Título: Para a próxima revolução
Data: Fevereiro de 1923, Genebra
Fonte: MALATESTA, Errico. A anarquia e outros escritos. Tradução: Plínio Augusto Coelho. São Paulo: Intermezzo, 2018. pp. 101-104. [orig.: Le Réveil, fevereiro de 1923, Genebra]

Tristes tempos para nós. O trabalho de tantos anos destruído, inúmeros camaradas jazem nas prisões e nas penitenciárias, ou erram nostálgicos no exílio: estamos todos reduzidos à total impotência. Fomos vencidos.

Mas não temos humor de vencidos: nossa fé é sempre ardente, nossa vontade forte, nossa esperança em uma revolta é segura e inelutável.

Essa derrota é uma daquelas que detêm, de tempos em tempos e provisoriamente, os combatentes, para estabelecer a humanidade na penosa via do progresso. É só um episódio de longa guerra.

Não há razões para o desencorajamento. Entretanto, há motivos para sentir-se profundamente aflito.

Não é o triunfo transitório do fascismo que mais nos aflige e surpreende-nos. Para nós, era previsto e esperado havia três anos, desde 1920, quando a revolução não pôde realizar-se e foi recusada por aqueles que tinham o meio de fazê-la. Dissemos às massas em centenas e centenas de meetings: fazei a revolução rapidamente, do contrário os burgueses far-vos-ão pagar em lágrimas de sangue o medo que vós causais-lhes hoje. E houve, e ainda há lágrimas de sangue.

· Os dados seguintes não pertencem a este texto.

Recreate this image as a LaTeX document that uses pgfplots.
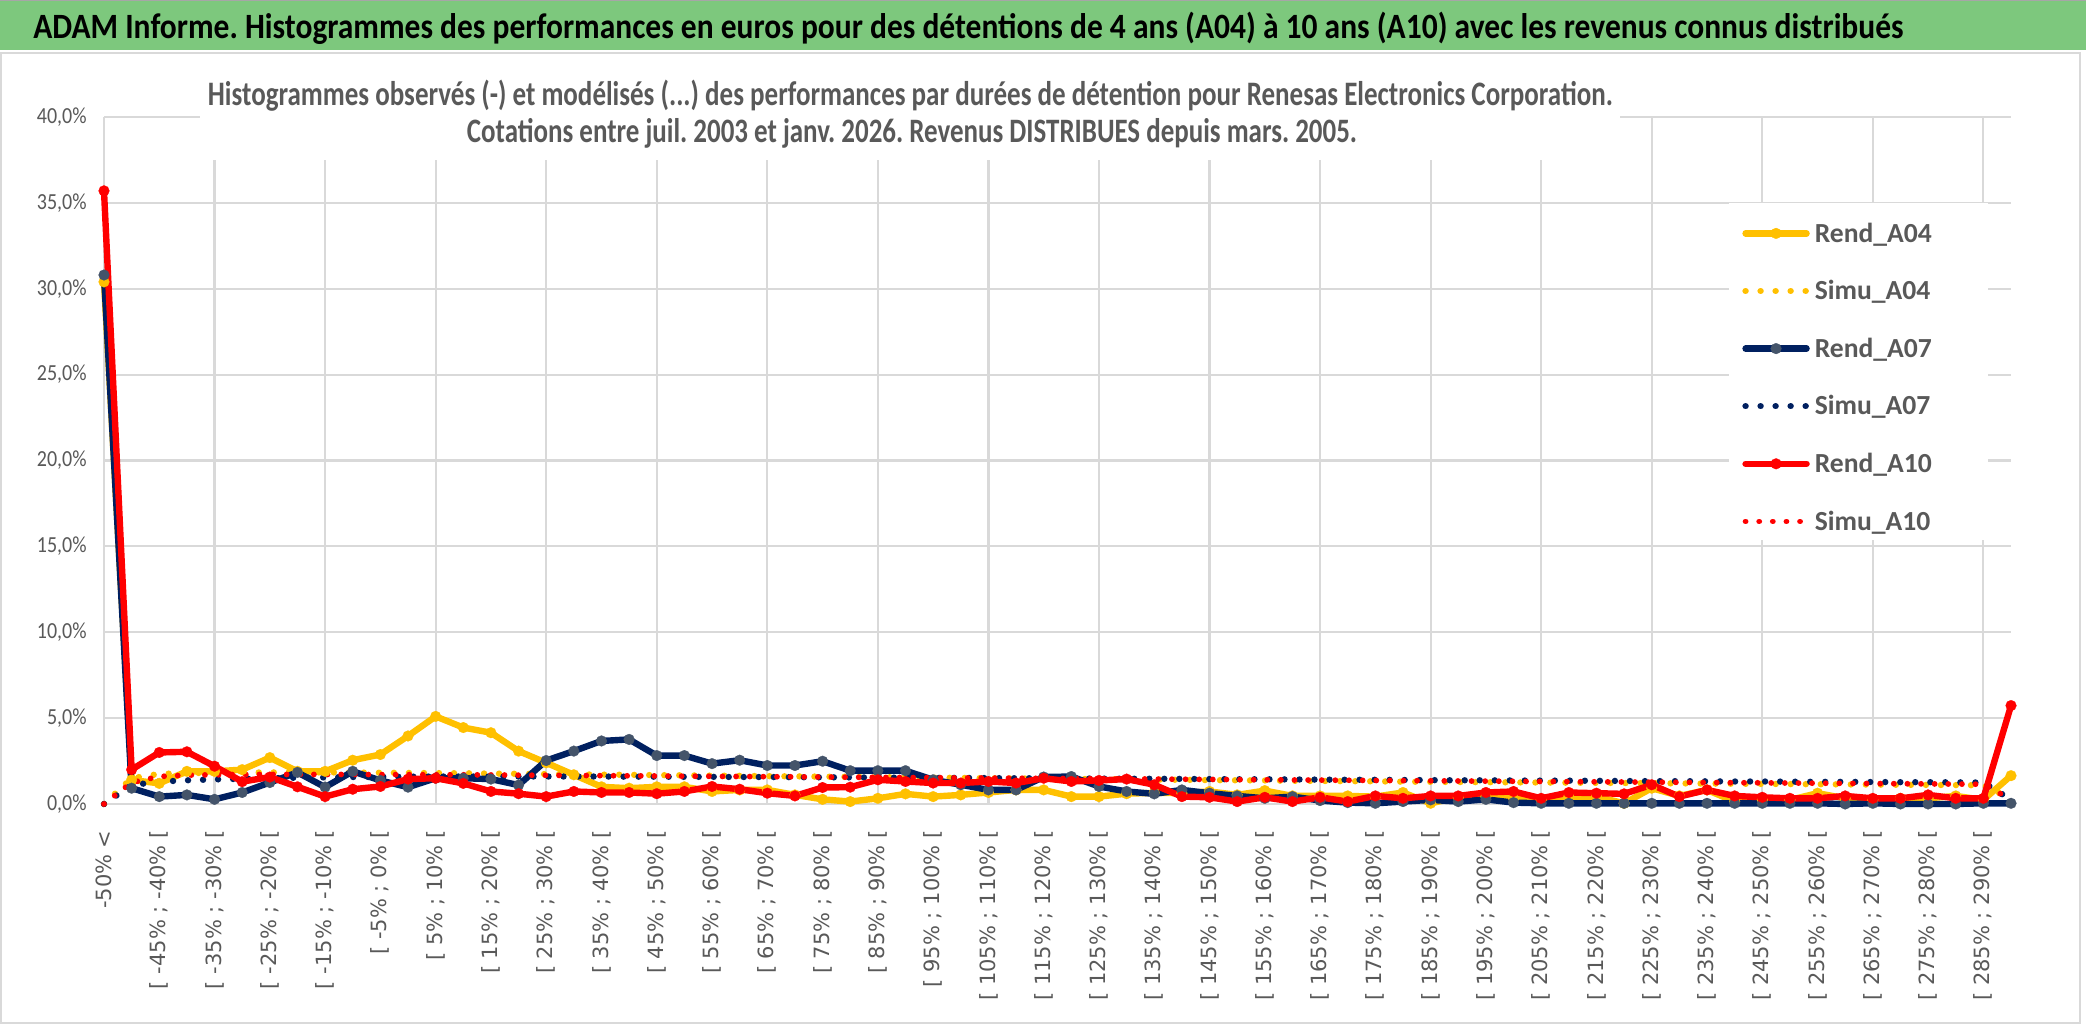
\documentclass[border=0pt]{standalone}
\usepackage{fontspec}
\setmainfont{Carlito}
\newfontfamily\dejavu{DejaVu Sans}
\usepackage{graphicx}
\usepackage{pgfplots}
\usepackage{pgfplotstable}
\pgfplotsset{compat=1.18}
\pgfplotsset{legend image code/.code={\draw[#1, mark repeat=2, mark phase=2] plot coordinates {(0pt,0pt) (15.25pt,0pt) (30.5pt,0pt)};}}

\definecolor{cgold}{HTML}{FFC000}
\definecolor{cnavy}{HTML}{002060}
\definecolor{cslate}{HTML}{44546A}
\definecolor{cred}{HTML}{FF0000}
\definecolor{tgray}{HTML}{595959}
\definecolor{ggray}{HTML}{D9D9D9}
\definecolor{bargreen}{RGB}{125,200,125}

\newcommand{\yl}[1]{\scalebox{1}[1.15]{#1}}

\pgfplotstableread{
i a04 s04 a07 s07 a10 s10
0 30.4 0.00 30.8 0.00 35.7 0.00
1 1.4 1.50 0.92 1.10 2.0 1.25
2 1.2 1.75 0.43 1.30 3.0 1.60
3 1.9 1.80 0.53 1.38 3.04 1.68
4 1.9 1.82 0.27 1.43 2.2 1.70
5 2.0 1.83 0.67 1.47 1.3 1.72
6 2.7 1.84 1.25 1.50 1.57 1.72
7 1.9 1.84 1.84 1.53 1.0 1.72
8 1.9 1.84 0.98 1.55 0.43 1.72
9 2.55 1.83 1.9 1.57 0.86 1.72
10 2.88 1.82 1.37 1.58 1.02 1.71
11 3.96 1.81 0.98 1.59 1.45 1.71
12 5.1 1.80 1.5 1.60 1.5 1.70
13 4.45 1.79 1.5 1.60 1.2 1.70
14 4.15 1.77 1.45 1.60 0.73 1.69
15 3.08 1.76 1.1 1.60 0.6 1.68
16 2.4 1.74 2.53 1.60 0.43 1.67
17 1.7 1.73 3.08 1.60 0.73 1.66
18 1.0 1.71 3.67 1.60 0.67 1.65
19 0.92 1.70 3.76 1.59 0.67 1.64
20 1.0 1.68 2.82 1.59 0.6 1.63
21 1.0 1.67 2.82 1.58 0.73 1.62
22 0.73 1.65 2.35 1.58 1.02 1.61
23 0.82 1.64 2.55 1.57 0.86 1.60
24 0.82 1.62 2.24 1.57 0.63 1.59
25 0.53 1.61 2.24 1.56 0.47 1.58
26 0.27 1.59 2.49 1.55 0.96 1.57
27 0.14 1.58 1.94 1.55 0.98 1.56
28 0.33 1.56 1.94 1.54 1.41 1.55
29 0.59 1.55 1.94 1.53 1.31 1.54
30 0.43 1.53 1.41 1.52 1.22 1.53
31 0.53 1.52 1.12 1.52 1.22 1.52
32 0.67 1.50 0.82 1.51 1.31 1.51
33 0.82 1.49 0.82 1.50 1.22 1.50
34 0.82 1.47 1.57 1.50 1.5 1.49
35 0.43 1.46 1.6 1.49 1.31 1.48
36 0.43 1.45 1.02 1.48 1.37 1.47
37 0.6 1.43 0.73 1.47 1.45 1.46
38 0.65 1.42 0.59 1.47 1.12 1.45
39 0.63 1.41 0.82 1.46 0.43 1.44
40 0.73 1.39 0.63 1.45 0.39 1.43
41 0.53 1.38 0.47 1.44 0.14 1.42
42 0.78 1.37 0.33 1.44 0.39 1.41
43 0.47 1.35 0.43 1.43 0.14 1.40
44 0.47 1.34 0.2 1.42 0.39 1.39
45 0.47 1.33 0.08 1.41 0.14 1.38
46 0.43 1.32 0.04 1.41 0.47 1.37
47 0.67 1.30 0.14 1.40 0.33 1.36
48 0.04 1.29 0.24 1.39 0.47 1.35
49 0.39 1.28 0.14 1.38 0.47 1.34
50 0.43 1.27 0.27 1.38 0.67 1.33
51 0.33 1.26 0.08 1.37 0.73 1.32
52 0.24 1.25 0.04 1.36 0.33 1.31
53 0.43 1.24 0.04 1.36 0.67 1.30
54 0.43 1.23 0.04 1.35 0.63 1.29
55 0.04 1.22 0.04 1.34 0.59 1.28
56 0.92 1.21 0.04 1.33 1.12 1.27
57 0.47 1.20 0.04 1.33 0.43 1.26
58 0.82 1.19 0.04 1.32 0.82 1.25
59 0.14 1.18 0.04 1.31 0.47 1.24
60 0.24 1.17 0.04 1.31 0.39 1.23
61 0.24 1.16 0.04 1.30 0.33 1.22
62 0.63 1.15 0.04 1.29 0.33 1.21
63 0.33 1.14 0.0 1.29 0.47 1.20
64 0.24 1.13 0.04 1.28 0.33 1.19
65 0.33 1.12 0.0 1.27 0.33 1.18
66 0.33 1.11 0.0 1.27 0.53 1.17
67 0.47 1.10 0.0 1.26 0.33 1.16
68 0.24 1.09 0.04 1.25 0.33 1.15
69 1.65 0.30 0.04 0.25 5.73 0.25
}\data

\begin{document}
\frenchspacing
\begin{tikzpicture}[x=1pt,y=1pt]
\useasboundingbox (0,0) rectangle (1043,515.5);
\fill[white] (0,0) rectangle (1043,515.5);
\fill[bargreen] (0,490.5) rectangle (1043,515.5);
\draw[gray!70, line width=0.6pt] (0,515.2) -- (1043,515.2);
\draw[ggray, line width=0.9pt] (0.5,4) rectangle (1040,489);
\node[anchor=base west, inner sep=0pt] at (16.5,496) {\scalebox{1}[1.13]{\resizebox{935pt}{!}{\bfseries ADAM Informe. Histogrammes des performances en euros pour des détentions de 4 ans (A04) à 10 ans (A10) avec les revenus connus distribués}}};

\begin{axis}[
  at={(52pt,113.5pt)}, anchor=south west,
  scale only axis, width=953.5pt, height=343.5pt,
  xmin=0, xmax=69, ymin=0, ymax=40,
  clip=false,
  axis line style={draw=none},
  major tick length=0pt,
  tick style={draw=none},
  ytick={0,5,...,40},
  yticklabels={{\yl{0,0\%}},{\yl{5,0\%}},{\yl{10,0\%}},{\yl{15,0\%}},{\yl{20,0\%}},{\yl{25,0\%}},{\yl{30,0\%}},{\yl{35,0\%}},{\yl{40,0\%}}},
  yticklabel style={inner sep=0pt, font=\fontsize{10}{12}\selectfont, text=tgray},
  yticklabel shift=8.5pt,
  ymajorgrids=true,
  major grid style={ggray, line width=1.1pt},
  xtick={0,2,...,68},
  xticklabels={{-50\% <},{[ -45\% ; -40\% [},{[ -35\% ; -30\% [},{[ -25\% ; -20\% [},{[ -15\% ; -10\% [},{[ -5\% ; 0\% [},{[ 5\% ; 10\% [},{[ 15\% ; 20\% [},{[ 25\% ; 30\% [},{[ 35\% ; 40\% [},{[ 45\% ; 50\% [},{[ 55\% ; 60\% [},{[ 65\% ; 70\% [},{[ 75\% ; 80\% [},{[ 85\% ; 90\% [},{[ 95\% ; 100\% [},{[ 105\% ; 110\% [},{[ 115\% ; 120\% [},{[ 125\% ; 130\% [},{[ 135\% ; 140\% [},{[ 145\% ; 150\% [},{[ 155\% ; 160\% [},{[ 165\% ; 170\% [},{[ 175\% ; 180\% [},{[ 185\% ; 190\% [},{[ 195\% ; 200\% [},{[ 205\% ; 210\% [},{[ 215\% ; 220\% [},{[ 225\% ; 230\% [},{[ 235\% ; 240\% [},{[ 245\% ; 250\% [},{[ 255\% ; 260\% [},{[ 265\% ; 270\% [},{[ 275\% ; 280\% [},{[ 285\% ; 290\% [}},
  xticklabel style={rotate=90, anchor=east, inner sep=0pt, font=\dejavu\fontsize{10.5}{12}\selectfont, text=tgray},
  xticklabel shift=13pt,
  extra x ticks={0,4,...,68},
  extra x tick labels={},
  extra x tick style={xmajorgrids=true, major tick length=0pt},
  legend style={at={(0.8521,0.8748)}, anchor=north west, draw=none, fill=none,
    inner xsep=6.5pt, inner ysep=7.65pt, row sep=14.1pt, column sep=2.5pt,
    font=\fontsize{13.8}{16}\selectfont\bfseries, text=tgray,
    nodes={inner sep=0pt, text height=11.7pt, text depth=3pt, anchor=west}},
  legend cell align=left,
]
\fill[white] (rel axis cs:0.8521,0.3843) rectangle (rel axis cs:0.9880,0.8748);
\addplot[cgold, line width=3.2pt, line join=round, line cap=round, mark=*, mark size=2.7pt, mark options={solid, fill=cgold, draw=cgold, line width=0.1pt}] table[x=i,y=a04]{\data};
\addlegendentry{Rend\_A04}
\addplot[cgold, line width=3.2pt, line cap=round, dash pattern=on 0.01pt off 7.5pt] table[x=i,y=s04]{\data};
\addlegendentry{Simu\_A04}
\addplot[cnavy, line width=3.2pt, line join=round, line cap=round, mark=*, mark size=2.7pt, mark options={solid, fill=cslate, draw=cslate, line width=0.1pt}] table[x=i,y=a07]{\data};
\addlegendentry{Rend\_A07}
\addplot[cnavy, line width=3.2pt, line cap=round, dash pattern=on 0.01pt off 7.5pt] table[x=i,y=s07]{\data};
\addlegendentry{Simu\_A07}
\addplot[cred, line width=3.2pt, line join=round, line cap=round, mark=*, mark size=2.7pt, mark options={solid, fill=cred, draw=cred, line width=0.1pt}] table[x=i,y=a10]{\data};
\addlegendentry{Rend\_A10}
\addplot[cred, line width=2.9pt, line cap=round, dash pattern=on 0.01pt off 6.8pt] table[x=i,y=s10]{\data};
\addlegendentry{Simu\_A10}
\end{axis}

\fill[white] (100,435.5) rectangle (810,461);
\node[anchor=base, inner sep=0pt, text=tgray] at (455.25,462.5) {\scalebox{1}[1.27]{\resizebox{702.5pt}{!}{\bfseries Histogrammes observés (-) et modélisés (...) des performances par durées de détention pour Renesas Electronics Corporation.}}};
\node[anchor=base, inner sep=0pt, text=tgray] at (456,444) {\scalebox{1}[1.27]{\resizebox{445pt}{!}{\bfseries Cotations entre juil. 2003 et janv. 2026. Revenus DISTRIBUES depuis mars. 2005.}}};
\end{tikzpicture}
\end{document}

A esses que faziam obstáculo, adiavam e impediam, assegurando que o tempo trabalhava para nós, e que, quanto mais esperássemos, mais a vitória seria fácil, respondíamos que era justamente o contrário. Todo atraso causava-nos mal, as massas fatigavam-se esperando, o entusiasmo desaparecia, o Estado recuperava suas forças e as armas para defender-se e atacar. Francesco Saveria Nitti, que os fascistas ingratos vituperaram sem razão, já organizava a guarda real. Não nos escutaram… e o fascismo chegou.

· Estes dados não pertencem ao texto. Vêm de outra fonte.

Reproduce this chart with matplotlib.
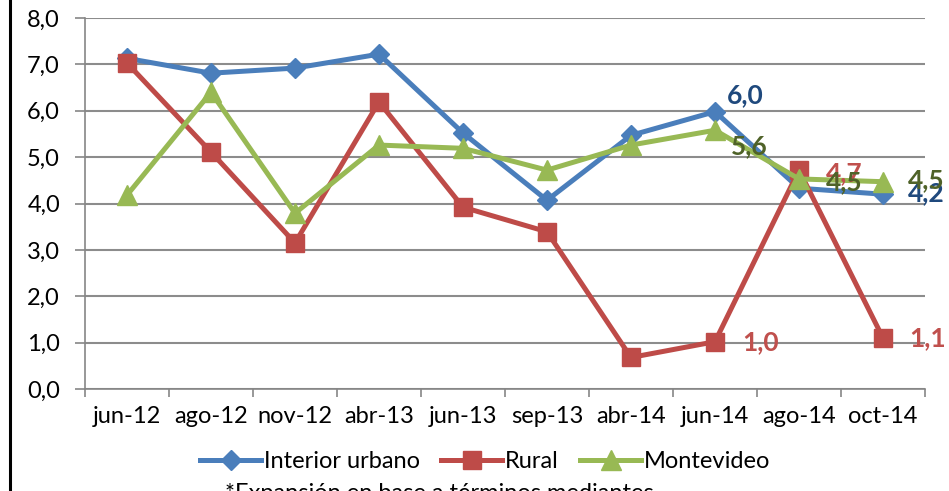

Cremos que o mal político e econômico que o fascismo produziu tem pouca importância, e até mesmo pode ser um bem na medida em que ele desnuda, sem maquilagem nem hipocrisia, a natureza do Estado e da dominação burguesa.

Politicamente, o fascismo no poder só faz, no fundo, ainda que sob formas selvagemente brutais e modos ridiculamente teatrais, o que os governos sempre fizeram: proteger as classes privilegiadas e criar novos privilégios para seus partidários. Ele demonstra, inclusive, aos mais cegos que gostariam de crer na harmonia social e na missão moderadora do Estado, que a verdadeira origem do poder político e seu principal meio de existência é a força brutal, “a santa matriarca”. Ele mostra igualmente aos oprimidos qual é a via da emancipação para não recair sob novas opressões: impedir que uma classe, ou um partido, ou um homem, possa impor aos outros sua vontade pela força.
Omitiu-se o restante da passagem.